Load balancing is distributing traffic efficiently among computer network servers so that no individual server/device is overworked. Which is aimed at providing the infrastructure for reliable Internet sites and large corporate networks. For example, in the past some website crashed because of unexpected increase in traffic or user requests. Clustering or using more servers to provide both distribution and high availability can address this problem. When one single computer/server begins to get more requests than usual, some of the requests will be directed to another computer/server with more capacity.
Server load balancing is load balancing of traffic among servers. Server traffic can be dispersed using load balancing algorithms such as round robin, least connections, and shortest response time. This can be done through connection aggregation, which optimizes server-side resources utilization, and through server health checking, which ensures connections are sent only to active users. This type of load balancer acts as a virtual server by assuming the IP addresses used by the service while hiding the actual server IP addresses. As a result the load balancer receives all requests intended for the associated server.

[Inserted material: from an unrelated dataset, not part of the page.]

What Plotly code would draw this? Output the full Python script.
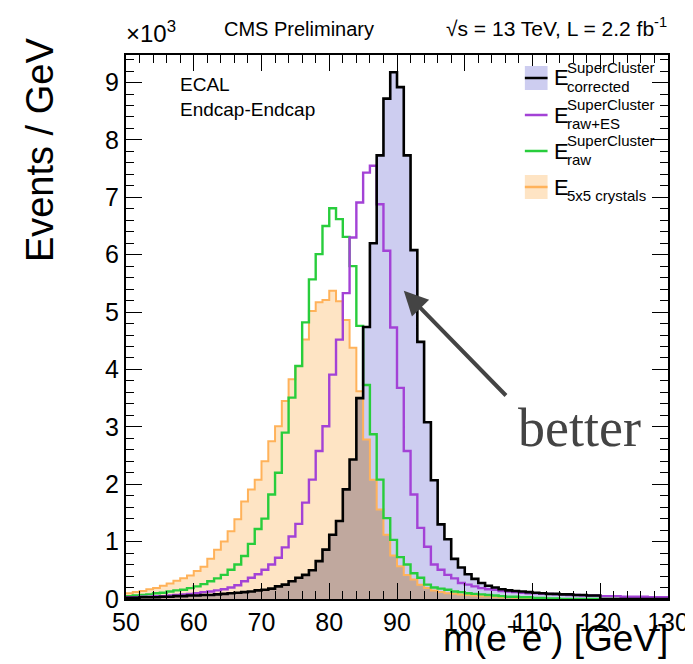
import numpy as np
import plotly.graph_objects as go

# ---------------- data (Events / GeV, in units of 10^3), 1 GeV bins from 50 to 130 ----------------
bin_edges = list(range(50, 131))

e_corrected = [
    0.02, 0.02, 0.03, 0.03, 0.03, 0.04, 0.04, 0.05, 0.05, 0.06,
    0.06, 0.07, 0.07, 0.08, 0.09, 0.10, 0.11, 0.12, 0.13, 0.15,
    0.16, 0.18, 0.22, 0.25, 0.31, 0.37, 0.42, 0.50, 0.66, 0.86,
    1.12, 1.36, 1.91, 2.43, 3.50, 4.74, 6.20, 7.73, 8.72, 9.18,
    8.92, 7.73, 6.08, 4.48, 3.08, 2.07, 1.30, 1.04, 0.70, 0.55,
    0.43, 0.35, 0.28, 0.23, 0.20, 0.17, 0.15, 0.14, 0.13, 0.12,
    0.11, 0.10, 0.09, 0.09, 0.08, 0.08, 0.07, 0.07, 0.06, 0.06,
    0.00, 0.00, 0.00, 0.00, 0.00, 0.00, 0.00, 0.00, 0.00, 0.00,
]

e_raw_es = [
    0.03, 0.03, 0.04, 0.04, 0.05, 0.05, 0.06, 0.07, 0.08, 0.09,
    0.10, 0.12, 0.13, 0.15, 0.17, 0.20, 0.24, 0.31, 0.37, 0.43,
    0.51, 0.60, 0.72, 0.90, 1.09, 1.31, 1.68, 2.08, 2.58, 3.01,
    3.91, 4.52, 5.33, 6.30, 6.91, 7.43, 7.55, 6.88, 6.07, 4.73,
    3.68, 2.58, 1.82, 1.24, 0.91, 0.60, 0.51, 0.42, 0.36, 0.28,
    0.25, 0.22, 0.19, 0.17, 0.16, 0.14, 0.13, 0.12, 0.11, 0.10,
    0.10, 0.09, 0.09, 0.08, 0.08, 0.07, 0.07, 0.06, 0.06, 0.06,
    0.05, 0.05, 0.05, 0.04, 0.04, 0.04, 0.04, 0.03, 0.03, 0.03,
]

e_raw = [
    0.05, 0.06, 0.07, 0.08, 0.10, 0.11, 0.13, 0.15, 0.16, 0.19,
    0.22, 0.26, 0.31, 0.36, 0.42, 0.51, 0.60, 0.75, 0.96, 1.22,
    1.40, 1.82, 2.20, 2.90, 3.51, 4.06, 4.82, 5.57, 6.01, 6.50,
    6.81, 6.62, 6.31, 5.80, 4.76, 3.73, 2.87, 2.08, 1.41, 1.03,
    0.73, 0.60, 0.45, 0.37, 0.25, 0.20, 0.18, 0.16, 0.13, 0.12,
    0.10, 0.09, 0.08, 0.07, 0.06, 0.05, 0.04, 0.04, 0.03, 0.03,
    0.02, 0.02, 0.01, 0.01, 0.00, 0.00, 0.00, 0.00, 0.00, 0.00,
    0.00, 0.00, 0.00, 0.00, 0.00, 0.00, 0.00, 0.00, 0.00, 0.00,
]

e_5x5 = [
    0.10, 0.12, 0.14, 0.17, 0.19, 0.23, 0.27, 0.32, 0.36, 0.41,
    0.49, 0.56, 0.70, 0.86, 1.00, 1.18, 1.39, 1.70, 1.91, 2.08,
    2.40, 2.75, 3.01, 3.45, 3.83, 4.06, 4.52, 5.02, 5.17, 5.21,
    5.37, 5.19, 4.86, 4.38, 3.62, 2.78, 2.08, 1.56, 1.12, 0.76,
    0.57, 0.42, 0.34, 0.25, 0.19, 0.15, 0.12, 0.10, 0.09, 0.08,
    0.07, 0.06, 0.05, 0.05, 0.04, 0.03, 0.03, 0.02, 0.02, 0.01,
    0.01, 0.01, 0.00, 0.00, 0.00, 0.00, 0.00, 0.00, 0.00, 0.00,
    0.00, 0.00, 0.00, 0.00, 0.00, 0.00, 0.00, 0.00, 0.00, 0.00,
]

x_ticks = [50, 60, 70, 80, 90, 100, 110, 120, 130]
y_ticks = [0, 1, 2, 3, 4, 5, 6, 7, 8, 9]

# ---------------- styling ----------------
W, H = 693, 664
ML, MR, MT, MB = 118, 26, 47, 73
PW, PH = W - ML - MR, H - MT - MB
FONT = "Liberation Sans, Arial, Helvetica, sans-serif"

BLUE_FILL = "rgb(205,205,240)"
ORANGE_FILL = "rgb(254,228,196)"
BROWN_FILL = "rgb(192,168,158)"
C_BLACK = "rgb(0,0,0)"
C_PURPLE = "rgb(163,66,214)"
C_GREEN = "rgb(40,205,60)"
C_ORANGE = "rgb(255,178,90)"


def px(x):
    return (x - ML) / PW


def py(y):
    return (H - MB - y) / PH


def step(vals):
    xs = bin_edges
    ys = list(vals) + [vals[-1]]
    return xs, ys


fig = go.Figure()

# fills
for vals, col in [(e_corrected, BLUE_FILL), (e_5x5, ORANGE_FILL),
                  (np.minimum(e_corrected, e_5x5).tolist(), BROWN_FILL)]:
    xs, ys = step(vals)
    fig.add_trace(go.Scatter(x=xs, y=ys, mode="lines", line=dict(width=0, shape="hv"),
                             fill="tozeroy", fillcolor=col, hoverinfo="skip", showlegend=False))

# outlines
for vals, col, w in [(e_5x5, C_ORANGE, 2.0), (e_raw, C_GREEN, 2.4),
                     (e_raw_es, C_PURPLE, 2.4), (e_corrected, C_BLACK, 2.6)]:
    xs, ys = step(vals)
    fig.add_trace(go.Scatter(x=xs, y=ys, mode="lines", line=dict(color=col, width=w, shape="hv"),
                             showlegend=False))

axis_common = dict(showline=True, linewidth=2, linecolor="black", mirror="allticks",
                   ticks="inside", ticklen=16, tickwidth=1.3, tickcolor="black",
                   showgrid=False, zeroline=False,
                   tickfont=dict(family=FONT, size=25, color="black"))

fig.update_xaxes(range=[50, 130], tickvals=x_ticks, ticktext=[str(v) for v in x_ticks],
                 minor=dict(ticks="inside", ticklen=8, tickwidth=1.1, tickcolor="black", dtick=2, tick0=50),
                 **axis_common)
fig.update_yaxes(range=[0, 9.48], tickvals=y_ticks, ticktext=[str(v) for v in y_ticks],
                 minor=dict(ticks="inside", ticklen=8, tickwidth=1.1, tickcolor="black", dtick=0.2, tick0=0),
                 **axis_common)

ann = []
# axis titles
ann.append(dict(text="Events / GeV", x=px(31), y=py(142), xref="paper", yref="paper",
                textangle=-90, showarrow=False, xanchor="center", yanchor="middle",
                font=dict(family=FONT, size=38, color="black")))
ann.append(dict(text="m(e<sup>+</sup>e<sup>-</sup>) [GeV]", x=px(669), y=py(627), xref="paper", yref="paper",
                showarrow=False, xanchor="right", yanchor="middle",
                font=dict(family=FONT, size=37, color="black")))
# header texts
ann.append(dict(text="×10<sup>3</sup>", x=px(116), y=py(24), xref="paper", yref="paper",
                showarrow=False, xanchor="left", yanchor="middle",
                font=dict(family=FONT, size=24, color="black")))
ann.append(dict(text="CMS Preliminary", x=px(215), y=py(21), xref="paper", yref="paper",
                showarrow=False, xanchor="left", yanchor="middle",
                font=dict(family=FONT, size=20, color="black")))
ann.append(dict(text="√s = 13 TeV, L = 2.2 fb<sup>-1</sup>", x=px(668), y=py(19), xref="paper", yref="paper",
                showarrow=False, xanchor="right", yanchor="middle",
                font=dict(family=FONT, size=21, color="black")))
ann.append(dict(text="ECAL<br>Endcap-Endcap", x=px(171), y=py(64), xref="paper", yref="paper",
                showarrow=False, xanchor="left", yanchor="top", align="left",
                font=dict(family=FONT, size=19, color="black")))

# legend (manual)
shapes = []
leg = [
    (70, C_BLACK, BLUE_FILL, "corrected"),
    (107, C_PURPLE, None, "raw+ES"),
    (143, C_GREEN, None, "raw"),
    (179, C_ORANGE, ORANGE_FILL, "5x5 crystals"),
]
for yc, lc, fc, sub in leg:
    if fc is not None:
        shapes.append(dict(type="rect", xref="paper", yref="paper", x0=px(522), x1=px(545),
                           y0=py(yc - 12), y1=py(yc + 12), fillcolor=fc, line=dict(width=0), layer="above"))
    shapes.append(dict(type="line", xref="paper", yref="paper", x0=px(522), x1=px(545),
                       y0=py(yc), y1=py(yc), line=dict(color=lc, width=2.5), layer="above"))
    ann.append(dict(text="E", x=px(549), y=py(yc), xref="paper", yref="paper", showarrow=False,
                    xanchor="left", yanchor="middle", font=dict(family=FONT, size=22, color="black")))
    if sub != "5x5 crystals":
        ann.append(dict(text="SuperCluster", x=px(563), y=py(yc - 11), xref="paper", yref="paper",
                        showarrow=False, xanchor="left", yanchor="middle",
                        font=dict(family=FONT, size=15, color="black")))
    ann.append(dict(text=sub, x=px(563), y=py(yc + 8), xref="paper", yref="paper",
                    showarrow=False, xanchor="left", yanchor="middle",
                    font=dict(family=FONT, size=15, color="black")))

# arrow + "better"
ann.append(dict(text="", x=91.0, y=5.37, ax=106.3, ay=3.52, xref="x", yref="y", axref="x", ayref="y",
                showarrow=True, arrowhead=2, arrowsize=1.2, arrowwidth=4, arrowcolor="rgb(68,68,68)",
                standoff=0))
ann.append(dict(text="better", x=px(513), y=py(420), xref="paper", yref="paper", showarrow=False,
                xanchor="left", yanchor="middle",
                font=dict(family="Liberation Serif, Times New Roman, serif", size=54, color="rgb(68,68,68)")))

fig.update_layout(width=W, height=H, margin=dict(l=ML, r=MR, t=MT, b=MB),
                  plot_bgcolor="white", paper_bgcolor="white",
                  annotations=ann, shapes=shapes, showlegend=False)

fig.write_html("out.html")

Cache load balancing is the distribution of traffic load across a group of available caches.  Compared to server load balancing, it distributes load among caches while the latter distributes load among servers. However, they are different in that cache load balancing uses cache hit ratio system. A request is a hit when the cache does not need to retrieve it from the server. This caching mechanism aids in speeding the delivery of static content for users as well as offloading repetitive work from servers. Integrated dynamic caching such as Reverse Proxy Cache enables the re-use of content for subsequent requests.